Sattes Geld dank Ökoboom

60 neue Ökosupermärkte wurden letztes Jahr gegründet, die Umsätze in der Branche steigen rapide. Leer gehen die kleinen Läden aus, absahnen können große Ketten wie Aldi, Edeka und Tengelmann

NÜRNBERG taz ■ Kaufen Sie vegetarischen Brotaufstrich! Nehmen Sie die Portion Bewusstsein mit! Dieses Angebot ist längst aus. Die Zeiten sind vorbei, in denen Läden wie „Löwenzahn“ oder „Haferstich“ die Konsumkritik mit in die Jutetasche packten. Das waren die Siebziger. Heute tragen Menschen Birkenstock zur Designerhose und kaufen Bioeier bei Aldi. Öko kommt an.

Letztes Jahr haben bundesweit 60 Ökosupermärkte neu aufgemacht – so viel wie nie zuvor. Allein in Berlin gibt es 30, so Kai Kreuzer vom Onlinedienst Bio-Markt.Info. Die Läden der neuen Gründungswelle heißen Alnatura oder Basic. „Erdkorn“ klingt zwar nach alten Zeiten, doch im ersten Biodiscounter Deutschlands sind die Regale schlicht, die Gänge breit: Der Gründer, Thomas Hinz, war einst Aldi-Manager. Vom einstigen Wollsockenimage bleibt nicht viel.

Die 15 Unternehmer, die hinter den Bioketten stehen, sind alle keine kleinen Körnerkrämer mehr. Alnatura-Chef Götz Rehn hat in den letzten 5 Jahren 100 neue Mitarbeiter eingestellt. Zurzeit sind auf der Internetseite 15 Stellen ausgeschrieben, immer bildet die Firma bis zu 21 Leute aus. Bemerkenswert: 16 der 25 Führungspositionen besetzen Frauen. Wer seine Umsätze steigert, braucht Personal.

Sattes Ökogeld verdienen mittlerweile aber auch Edeka, Rewe, Tengelmann und Co, die ihr konventionelles Sortiment mit ökologischen Produkten ergänzen. Zahlen für das Jahr 2005 gibt es zwar noch nicht, aber 2004 verkauften die traditionellen Handelsketten Biokartoffeln, -kekse oder -kaffee für 1,28 Milliarden Euro. Sie verdienten damit etwas mehr als die reinen Biomärkte. Abgeschlagen sind die Naturkostläden. Sie machten in derselben Zeit gerade mal 900 Millionen Euro Umsatz. Sie können nicht mithalten – bei den Preisen.

Im Naturkostladen zahlt der Kunde schon mal 99 Cent für den Liter Milch.
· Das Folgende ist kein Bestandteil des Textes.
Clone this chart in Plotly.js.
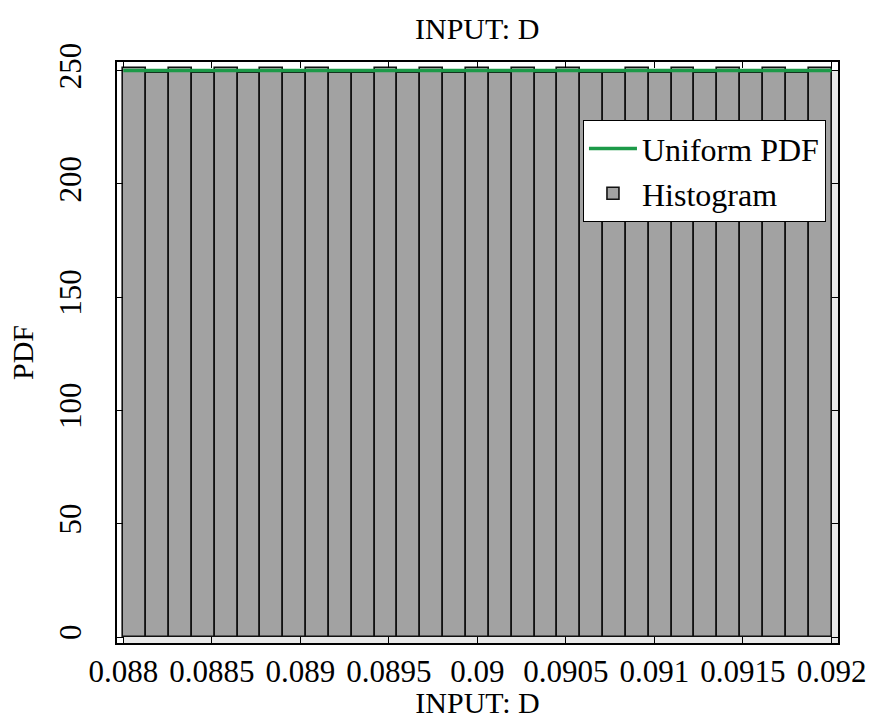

Bei Edeka kostet er 75 Cent. Derselbe Preis bei Plus. Die Kette startete letztes Jahr eine große Biooffensive. Die Einkaufsmacht der traditionellen Ketten ist enorm. Die Biolieferanten fühlen sich geknebelt. „Aldi und Plus kaufen weltweit nur nach Preis“, kritisiert Bioland-Chef Thomas Dosch.
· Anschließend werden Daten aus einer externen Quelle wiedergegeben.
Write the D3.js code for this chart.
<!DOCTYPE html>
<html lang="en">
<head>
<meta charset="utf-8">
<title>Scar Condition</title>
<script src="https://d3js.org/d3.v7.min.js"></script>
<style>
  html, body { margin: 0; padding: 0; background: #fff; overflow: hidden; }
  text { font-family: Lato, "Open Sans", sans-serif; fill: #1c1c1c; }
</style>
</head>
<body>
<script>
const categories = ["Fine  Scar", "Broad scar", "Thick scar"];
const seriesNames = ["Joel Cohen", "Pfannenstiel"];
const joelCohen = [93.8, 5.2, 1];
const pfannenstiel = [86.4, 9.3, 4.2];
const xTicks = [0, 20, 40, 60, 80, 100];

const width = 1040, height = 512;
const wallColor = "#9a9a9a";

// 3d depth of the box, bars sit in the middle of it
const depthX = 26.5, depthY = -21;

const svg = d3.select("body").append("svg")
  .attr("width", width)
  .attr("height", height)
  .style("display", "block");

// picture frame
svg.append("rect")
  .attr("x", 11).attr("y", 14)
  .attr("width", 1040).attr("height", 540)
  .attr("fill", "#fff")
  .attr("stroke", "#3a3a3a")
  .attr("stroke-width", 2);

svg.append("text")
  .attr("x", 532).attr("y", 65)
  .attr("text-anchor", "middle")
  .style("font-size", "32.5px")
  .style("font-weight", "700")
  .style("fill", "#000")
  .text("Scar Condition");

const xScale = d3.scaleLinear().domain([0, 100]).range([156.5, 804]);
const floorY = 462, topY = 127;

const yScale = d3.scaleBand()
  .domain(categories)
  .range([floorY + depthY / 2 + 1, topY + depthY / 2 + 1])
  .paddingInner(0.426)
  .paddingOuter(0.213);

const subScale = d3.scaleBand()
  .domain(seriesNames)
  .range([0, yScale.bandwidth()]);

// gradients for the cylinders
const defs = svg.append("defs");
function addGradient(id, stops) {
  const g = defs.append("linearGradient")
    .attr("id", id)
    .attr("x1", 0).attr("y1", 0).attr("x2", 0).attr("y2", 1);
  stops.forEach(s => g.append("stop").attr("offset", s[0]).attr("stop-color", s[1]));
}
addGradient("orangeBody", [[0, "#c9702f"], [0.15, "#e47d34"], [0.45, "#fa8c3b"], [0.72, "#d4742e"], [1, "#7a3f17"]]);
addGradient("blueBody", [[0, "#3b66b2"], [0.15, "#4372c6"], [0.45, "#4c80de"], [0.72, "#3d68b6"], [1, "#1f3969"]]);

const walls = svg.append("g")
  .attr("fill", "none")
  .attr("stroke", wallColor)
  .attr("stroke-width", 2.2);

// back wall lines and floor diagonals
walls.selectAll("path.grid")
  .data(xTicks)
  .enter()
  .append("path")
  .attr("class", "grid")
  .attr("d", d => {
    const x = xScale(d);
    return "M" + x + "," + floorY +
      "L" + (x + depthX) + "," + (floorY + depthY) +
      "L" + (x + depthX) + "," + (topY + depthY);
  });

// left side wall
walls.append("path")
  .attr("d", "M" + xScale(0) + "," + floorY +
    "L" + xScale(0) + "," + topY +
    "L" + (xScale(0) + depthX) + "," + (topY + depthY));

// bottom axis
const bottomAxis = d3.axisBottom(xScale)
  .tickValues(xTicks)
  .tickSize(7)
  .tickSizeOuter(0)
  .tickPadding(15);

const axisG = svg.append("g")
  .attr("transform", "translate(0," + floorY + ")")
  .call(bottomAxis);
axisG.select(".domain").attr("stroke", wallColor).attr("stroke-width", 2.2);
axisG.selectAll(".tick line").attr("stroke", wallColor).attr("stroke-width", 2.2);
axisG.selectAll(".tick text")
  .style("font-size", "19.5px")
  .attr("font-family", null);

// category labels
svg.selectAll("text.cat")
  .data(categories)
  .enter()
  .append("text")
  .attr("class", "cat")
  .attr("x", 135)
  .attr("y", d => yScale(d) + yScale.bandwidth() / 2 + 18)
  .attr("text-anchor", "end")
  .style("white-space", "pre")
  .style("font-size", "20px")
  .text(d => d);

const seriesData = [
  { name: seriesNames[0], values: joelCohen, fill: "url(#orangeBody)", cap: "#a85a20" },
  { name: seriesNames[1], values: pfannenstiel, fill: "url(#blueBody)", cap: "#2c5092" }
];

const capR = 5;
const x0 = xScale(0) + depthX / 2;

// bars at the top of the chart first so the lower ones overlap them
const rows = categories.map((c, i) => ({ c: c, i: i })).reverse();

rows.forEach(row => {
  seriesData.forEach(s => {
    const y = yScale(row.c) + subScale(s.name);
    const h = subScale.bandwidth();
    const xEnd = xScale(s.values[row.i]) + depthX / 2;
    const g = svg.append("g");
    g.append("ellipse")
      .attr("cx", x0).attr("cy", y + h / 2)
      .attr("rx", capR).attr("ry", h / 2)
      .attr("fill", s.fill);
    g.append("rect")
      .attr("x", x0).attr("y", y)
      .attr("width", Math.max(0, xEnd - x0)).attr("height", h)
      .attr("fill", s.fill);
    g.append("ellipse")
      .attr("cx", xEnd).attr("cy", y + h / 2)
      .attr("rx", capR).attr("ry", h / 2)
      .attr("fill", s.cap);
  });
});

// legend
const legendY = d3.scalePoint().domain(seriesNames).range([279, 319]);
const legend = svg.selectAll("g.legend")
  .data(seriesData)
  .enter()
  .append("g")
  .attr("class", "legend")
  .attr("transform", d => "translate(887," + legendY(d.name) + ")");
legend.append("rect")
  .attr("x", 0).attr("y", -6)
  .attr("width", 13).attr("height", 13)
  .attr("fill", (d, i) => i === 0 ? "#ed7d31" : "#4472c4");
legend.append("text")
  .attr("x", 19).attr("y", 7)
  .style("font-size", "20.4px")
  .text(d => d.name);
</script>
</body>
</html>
In der Region wirtschaften, Jobs schaffen, Umwelt schonen – die Grundsätze der Biopioniere schwinden. Allen, denen die „Bioschiene“ der großen Ketten zu billig vorkommt, rät Jörg Kunz von der Berliner Ökostrategieberatung, jetzt „die Nische in der Nische suchen“. Naturkostläden könnten sich als Fachgeschäft für Obst und Gemüse, für Torten und Kaffee profilieren. Kunz: „Klein – mit persönlicher Note.“ Die Vorstellung ist verlockend trendy: Sie klingt nach Bio im Retroschick.